Aim :: Write out the listing, please, but only from its first line through the line containing "0.78, 0.50, 0.25, 0.00]", exactly as given and without pictures.

Excerpted records ::
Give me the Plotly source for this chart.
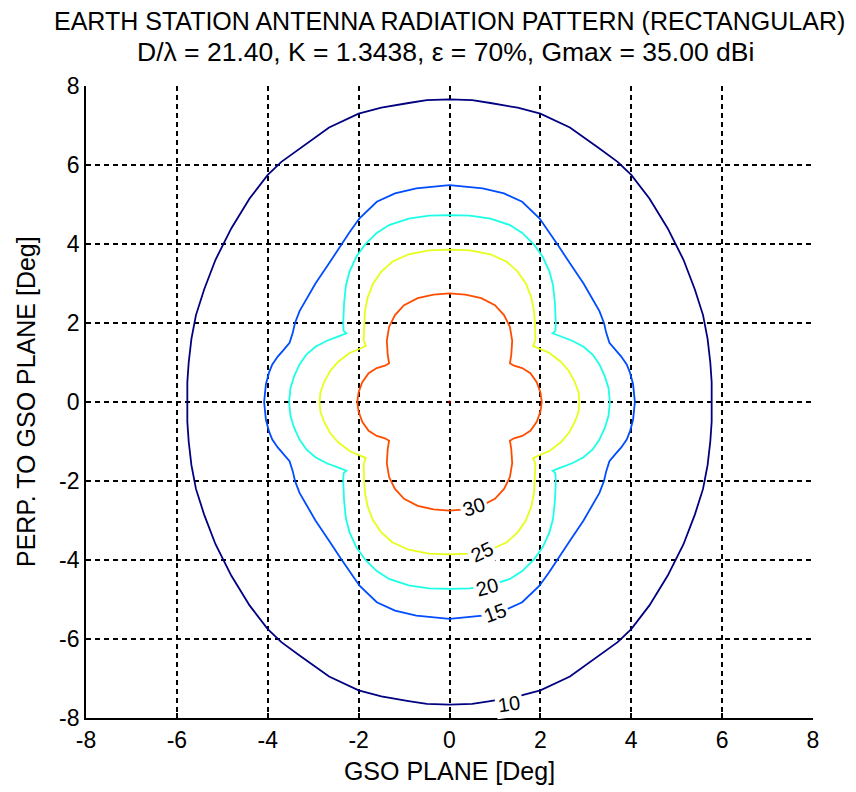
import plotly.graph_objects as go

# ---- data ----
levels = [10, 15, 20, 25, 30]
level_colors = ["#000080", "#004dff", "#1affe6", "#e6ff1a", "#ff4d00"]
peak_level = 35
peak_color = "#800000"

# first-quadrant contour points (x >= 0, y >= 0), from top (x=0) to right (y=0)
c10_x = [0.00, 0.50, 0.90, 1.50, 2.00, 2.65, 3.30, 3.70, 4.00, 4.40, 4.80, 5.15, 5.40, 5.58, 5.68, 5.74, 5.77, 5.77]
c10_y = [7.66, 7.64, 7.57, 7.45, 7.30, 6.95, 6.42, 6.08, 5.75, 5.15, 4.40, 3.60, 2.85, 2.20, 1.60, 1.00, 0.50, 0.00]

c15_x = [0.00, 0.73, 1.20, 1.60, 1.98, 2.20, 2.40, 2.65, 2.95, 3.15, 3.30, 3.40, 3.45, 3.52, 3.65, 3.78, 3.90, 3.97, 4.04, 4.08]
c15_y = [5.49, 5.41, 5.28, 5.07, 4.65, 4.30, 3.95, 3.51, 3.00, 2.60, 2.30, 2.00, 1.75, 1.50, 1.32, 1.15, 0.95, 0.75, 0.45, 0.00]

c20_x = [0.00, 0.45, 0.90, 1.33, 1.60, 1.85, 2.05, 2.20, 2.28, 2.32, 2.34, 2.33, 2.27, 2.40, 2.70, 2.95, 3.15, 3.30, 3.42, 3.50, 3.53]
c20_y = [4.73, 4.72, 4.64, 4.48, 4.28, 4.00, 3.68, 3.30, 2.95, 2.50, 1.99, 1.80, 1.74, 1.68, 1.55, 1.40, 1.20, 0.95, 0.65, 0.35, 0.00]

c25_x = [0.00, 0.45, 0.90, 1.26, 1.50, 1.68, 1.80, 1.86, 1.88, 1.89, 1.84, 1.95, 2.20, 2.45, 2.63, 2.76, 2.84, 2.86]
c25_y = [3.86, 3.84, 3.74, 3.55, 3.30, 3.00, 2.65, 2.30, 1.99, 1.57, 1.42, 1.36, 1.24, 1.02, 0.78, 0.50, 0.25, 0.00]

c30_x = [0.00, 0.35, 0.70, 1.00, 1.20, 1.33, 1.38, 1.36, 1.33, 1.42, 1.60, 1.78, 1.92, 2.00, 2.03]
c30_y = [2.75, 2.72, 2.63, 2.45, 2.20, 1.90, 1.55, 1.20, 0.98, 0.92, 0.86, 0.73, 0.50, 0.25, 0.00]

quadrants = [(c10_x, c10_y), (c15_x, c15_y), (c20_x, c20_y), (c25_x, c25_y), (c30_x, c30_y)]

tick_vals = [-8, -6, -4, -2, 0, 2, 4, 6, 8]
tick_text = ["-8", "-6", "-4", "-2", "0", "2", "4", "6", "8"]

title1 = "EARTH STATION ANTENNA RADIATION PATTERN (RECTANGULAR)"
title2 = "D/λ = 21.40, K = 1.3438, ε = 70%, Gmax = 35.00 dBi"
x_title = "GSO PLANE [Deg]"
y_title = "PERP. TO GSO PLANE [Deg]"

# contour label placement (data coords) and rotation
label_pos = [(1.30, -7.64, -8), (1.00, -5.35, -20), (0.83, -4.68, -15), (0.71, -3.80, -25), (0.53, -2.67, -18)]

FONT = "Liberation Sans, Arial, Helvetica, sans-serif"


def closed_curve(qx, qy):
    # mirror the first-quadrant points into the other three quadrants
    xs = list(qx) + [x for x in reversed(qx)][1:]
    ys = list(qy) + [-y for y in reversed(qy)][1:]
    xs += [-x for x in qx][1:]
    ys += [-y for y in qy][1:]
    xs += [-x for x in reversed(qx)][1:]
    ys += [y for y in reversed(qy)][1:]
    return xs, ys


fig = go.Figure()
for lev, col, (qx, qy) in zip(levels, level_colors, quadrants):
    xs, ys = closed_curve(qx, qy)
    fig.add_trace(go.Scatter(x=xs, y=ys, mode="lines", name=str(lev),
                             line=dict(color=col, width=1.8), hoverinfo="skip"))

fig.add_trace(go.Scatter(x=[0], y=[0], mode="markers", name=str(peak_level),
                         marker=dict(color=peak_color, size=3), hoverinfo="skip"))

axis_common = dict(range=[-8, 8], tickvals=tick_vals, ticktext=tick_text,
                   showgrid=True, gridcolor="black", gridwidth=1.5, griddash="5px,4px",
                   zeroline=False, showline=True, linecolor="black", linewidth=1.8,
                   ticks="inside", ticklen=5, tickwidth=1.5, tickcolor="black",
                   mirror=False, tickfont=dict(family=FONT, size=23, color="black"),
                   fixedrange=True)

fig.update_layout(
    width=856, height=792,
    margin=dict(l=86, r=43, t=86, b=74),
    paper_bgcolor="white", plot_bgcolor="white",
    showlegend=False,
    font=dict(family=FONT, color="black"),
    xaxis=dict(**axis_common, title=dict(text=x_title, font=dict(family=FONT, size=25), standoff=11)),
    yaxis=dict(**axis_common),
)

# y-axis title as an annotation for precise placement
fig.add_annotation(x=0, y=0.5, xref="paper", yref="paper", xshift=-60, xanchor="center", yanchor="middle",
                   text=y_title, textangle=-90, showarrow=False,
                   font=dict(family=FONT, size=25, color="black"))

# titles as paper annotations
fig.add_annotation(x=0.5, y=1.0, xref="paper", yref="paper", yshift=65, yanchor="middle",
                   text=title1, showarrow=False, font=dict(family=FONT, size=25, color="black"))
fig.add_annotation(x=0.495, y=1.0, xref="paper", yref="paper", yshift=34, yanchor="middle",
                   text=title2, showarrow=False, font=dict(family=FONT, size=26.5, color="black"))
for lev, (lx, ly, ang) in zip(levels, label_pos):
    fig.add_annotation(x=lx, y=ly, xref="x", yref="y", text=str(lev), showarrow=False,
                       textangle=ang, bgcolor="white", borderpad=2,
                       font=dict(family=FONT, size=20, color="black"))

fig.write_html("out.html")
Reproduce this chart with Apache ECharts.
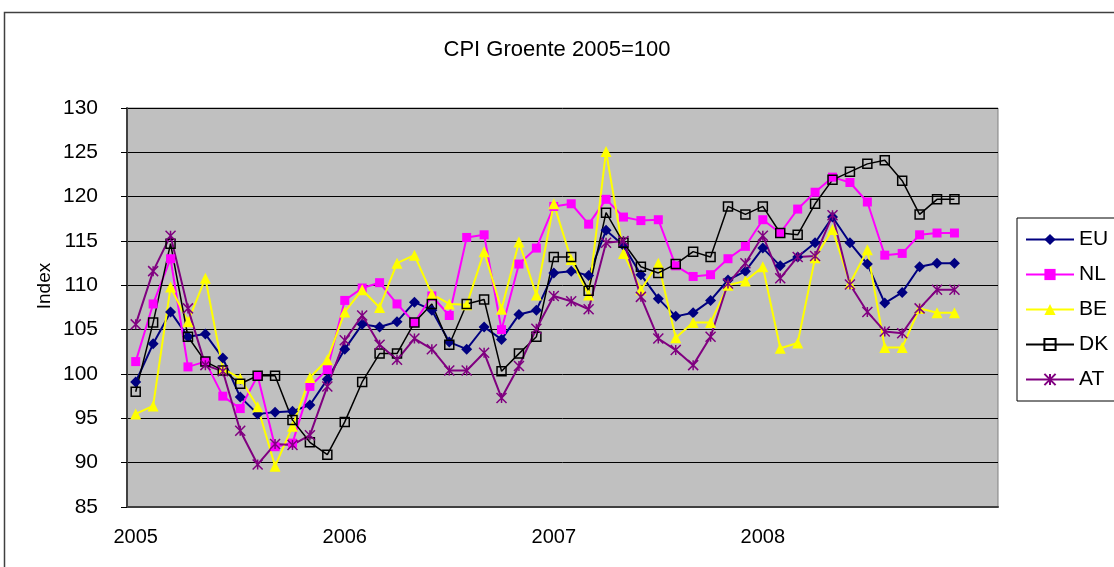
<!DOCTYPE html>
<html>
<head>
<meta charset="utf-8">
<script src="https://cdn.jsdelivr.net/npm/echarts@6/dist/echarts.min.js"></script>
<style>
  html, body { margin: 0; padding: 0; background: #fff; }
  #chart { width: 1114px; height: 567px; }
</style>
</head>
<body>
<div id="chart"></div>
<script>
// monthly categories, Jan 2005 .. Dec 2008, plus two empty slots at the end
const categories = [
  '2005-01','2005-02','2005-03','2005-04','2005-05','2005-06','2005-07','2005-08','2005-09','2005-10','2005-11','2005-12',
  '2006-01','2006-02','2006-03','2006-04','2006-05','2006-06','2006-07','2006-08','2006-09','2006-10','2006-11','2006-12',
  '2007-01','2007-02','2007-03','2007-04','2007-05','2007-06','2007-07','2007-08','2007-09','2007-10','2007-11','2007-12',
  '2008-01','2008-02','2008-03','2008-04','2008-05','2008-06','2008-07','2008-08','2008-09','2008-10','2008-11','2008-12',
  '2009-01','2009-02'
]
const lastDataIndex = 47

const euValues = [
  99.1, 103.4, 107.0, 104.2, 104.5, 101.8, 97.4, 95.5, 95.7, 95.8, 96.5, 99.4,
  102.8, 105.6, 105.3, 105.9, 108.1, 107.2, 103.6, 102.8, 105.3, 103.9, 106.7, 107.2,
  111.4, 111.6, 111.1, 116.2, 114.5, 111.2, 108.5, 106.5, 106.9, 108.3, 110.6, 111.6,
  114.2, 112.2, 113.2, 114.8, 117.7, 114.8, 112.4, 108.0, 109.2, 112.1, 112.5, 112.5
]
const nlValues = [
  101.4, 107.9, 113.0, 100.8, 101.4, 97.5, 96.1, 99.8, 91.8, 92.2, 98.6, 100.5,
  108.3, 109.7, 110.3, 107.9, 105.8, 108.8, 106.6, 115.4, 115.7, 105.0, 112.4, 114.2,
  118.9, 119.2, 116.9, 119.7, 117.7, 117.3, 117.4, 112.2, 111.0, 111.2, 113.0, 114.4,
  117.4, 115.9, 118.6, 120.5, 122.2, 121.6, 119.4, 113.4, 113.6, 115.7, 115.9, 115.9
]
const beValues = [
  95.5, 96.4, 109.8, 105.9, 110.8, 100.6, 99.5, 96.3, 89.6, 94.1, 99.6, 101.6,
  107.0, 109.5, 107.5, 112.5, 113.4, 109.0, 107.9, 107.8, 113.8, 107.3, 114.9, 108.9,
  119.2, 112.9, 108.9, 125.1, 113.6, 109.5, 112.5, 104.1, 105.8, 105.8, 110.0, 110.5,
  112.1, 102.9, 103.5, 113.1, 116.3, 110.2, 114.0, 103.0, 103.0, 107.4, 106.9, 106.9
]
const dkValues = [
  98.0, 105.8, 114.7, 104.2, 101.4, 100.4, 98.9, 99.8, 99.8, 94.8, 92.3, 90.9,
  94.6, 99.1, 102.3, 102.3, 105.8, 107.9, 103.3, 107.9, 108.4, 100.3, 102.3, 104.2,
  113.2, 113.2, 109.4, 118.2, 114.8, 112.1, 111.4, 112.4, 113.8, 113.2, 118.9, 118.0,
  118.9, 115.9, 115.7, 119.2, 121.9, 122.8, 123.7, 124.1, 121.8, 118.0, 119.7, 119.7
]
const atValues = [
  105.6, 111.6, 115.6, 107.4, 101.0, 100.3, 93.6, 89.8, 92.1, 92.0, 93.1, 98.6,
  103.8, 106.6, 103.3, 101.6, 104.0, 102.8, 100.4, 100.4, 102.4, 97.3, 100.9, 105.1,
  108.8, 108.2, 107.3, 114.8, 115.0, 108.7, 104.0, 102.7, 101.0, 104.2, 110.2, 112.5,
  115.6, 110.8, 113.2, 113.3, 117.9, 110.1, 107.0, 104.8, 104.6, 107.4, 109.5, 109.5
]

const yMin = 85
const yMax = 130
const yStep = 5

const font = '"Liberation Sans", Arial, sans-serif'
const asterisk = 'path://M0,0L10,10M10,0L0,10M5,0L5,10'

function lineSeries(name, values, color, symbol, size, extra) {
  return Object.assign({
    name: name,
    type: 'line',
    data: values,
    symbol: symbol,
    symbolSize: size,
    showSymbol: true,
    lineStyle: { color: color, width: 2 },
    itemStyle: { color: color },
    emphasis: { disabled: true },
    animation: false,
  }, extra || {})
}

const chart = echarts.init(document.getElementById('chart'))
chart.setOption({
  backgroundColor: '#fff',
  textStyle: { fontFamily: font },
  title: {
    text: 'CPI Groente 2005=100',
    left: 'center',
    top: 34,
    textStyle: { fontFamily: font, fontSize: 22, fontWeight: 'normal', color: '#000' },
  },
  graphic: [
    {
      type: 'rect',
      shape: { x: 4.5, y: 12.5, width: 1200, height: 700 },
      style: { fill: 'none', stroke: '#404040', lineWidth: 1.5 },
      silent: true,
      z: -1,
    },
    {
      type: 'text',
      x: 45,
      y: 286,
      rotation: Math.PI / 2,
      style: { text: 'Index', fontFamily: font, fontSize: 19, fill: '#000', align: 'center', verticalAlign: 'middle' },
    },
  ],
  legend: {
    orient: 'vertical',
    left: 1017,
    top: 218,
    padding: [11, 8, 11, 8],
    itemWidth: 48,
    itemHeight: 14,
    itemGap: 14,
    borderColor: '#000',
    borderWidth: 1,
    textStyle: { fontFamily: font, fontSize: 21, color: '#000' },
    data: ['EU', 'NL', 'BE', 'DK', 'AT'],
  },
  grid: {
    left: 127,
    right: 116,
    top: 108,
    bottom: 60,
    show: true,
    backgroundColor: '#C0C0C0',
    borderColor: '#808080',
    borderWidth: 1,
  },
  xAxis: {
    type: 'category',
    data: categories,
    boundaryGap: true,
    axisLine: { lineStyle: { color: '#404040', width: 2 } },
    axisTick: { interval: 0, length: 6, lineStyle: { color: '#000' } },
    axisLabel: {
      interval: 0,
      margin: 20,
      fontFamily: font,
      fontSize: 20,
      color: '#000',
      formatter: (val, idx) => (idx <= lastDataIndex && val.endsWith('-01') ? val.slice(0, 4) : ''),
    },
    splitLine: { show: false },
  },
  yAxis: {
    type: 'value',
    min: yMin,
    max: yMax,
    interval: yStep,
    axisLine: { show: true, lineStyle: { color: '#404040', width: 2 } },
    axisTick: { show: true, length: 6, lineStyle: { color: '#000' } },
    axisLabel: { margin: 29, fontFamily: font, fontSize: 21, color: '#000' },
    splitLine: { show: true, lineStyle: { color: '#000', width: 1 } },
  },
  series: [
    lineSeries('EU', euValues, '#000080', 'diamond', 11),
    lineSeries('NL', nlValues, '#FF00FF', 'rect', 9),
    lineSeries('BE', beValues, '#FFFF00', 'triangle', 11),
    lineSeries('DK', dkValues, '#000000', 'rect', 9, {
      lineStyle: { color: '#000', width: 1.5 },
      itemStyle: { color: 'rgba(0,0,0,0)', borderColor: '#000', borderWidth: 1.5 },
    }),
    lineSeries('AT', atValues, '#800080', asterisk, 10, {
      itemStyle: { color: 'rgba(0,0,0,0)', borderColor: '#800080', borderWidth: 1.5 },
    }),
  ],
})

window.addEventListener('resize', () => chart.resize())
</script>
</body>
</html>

Solved problem ::
Give me the Plotly source for this chart.
import plotly.graph_objects as go

# ---- data ----
levels = [10, 15, 20, 25, 30]
level_colors = ["#000080", "#004dff", "#1affe6", "#e6ff1a", "#ff4d00"]
peak_level = 35
peak_color = "#800000"

# first-quadrant contour points (x >= 0, y >= 0), from top (x=0) to right (y=0)
c10_x = [0.00, 0.50, 0.90, 1.50, 2.00, 2.65, 3.30, 3.70, 4.00, 4.40, 4.80, 5.15, 5.40, 5.58, 5.68, 5.74, 5.77, 5.77]
c10_y = [7.66, 7.64, 7.57, 7.45, 7.30, 6.95, 6.42, 6.08, 5.75, 5.15, 4.40, 3.60, 2.85, 2.20, 1.60, 1.00, 0.50, 0.00]

c15_x = [0.00, 0.73, 1.20, 1.60, 1.98, 2.20, 2.40, 2.65, 2.95, 3.15, 3.30, 3.40, 3.45, 3.52, 3.65, 3.78, 3.90, 3.97, 4.04, 4.08]
c15_y = [5.49, 5.41, 5.28, 5.07, 4.65, 4.30, 3.95, 3.51, 3.00, 2.60, 2.30, 2.00, 1.75, 1.50, 1.32, 1.15, 0.95, 0.75, 0.45, 0.00]

c20_x = [0.00, 0.45, 0.90, 1.33, 1.60, 1.85, 2.05, 2.20, 2.28, 2.32, 2.34, 2.33, 2.27, 2.40, 2.70, 2.95, 3.15, 3.30, 3.42, 3.50, 3.53]
c20_y = [4.73, 4.72, 4.64, 4.48, 4.28, 4.00, 3.68, 3.30, 2.95, 2.50, 1.99, 1.80, 1.74, 1.68, 1.55, 1.40, 1.20, 0.95, 0.65, 0.35, 0.00]

c25_x = [0.00, 0.45, 0.90, 1.26, 1.50, 1.68, 1.80, 1.86, 1.88, 1.89, 1.84, 1.95, 2.20, 2.45, 2.63, 2.76, 2.84, 2.86]
c25_y = [3.86, 3.84, 3.74, 3.55, 3.30, 3.00, 2.65, 2.30, 1.99, 1.57, 1.42, 1.36, 1.24, 1.02, 0.78, 0.50, 0.25, 0.00]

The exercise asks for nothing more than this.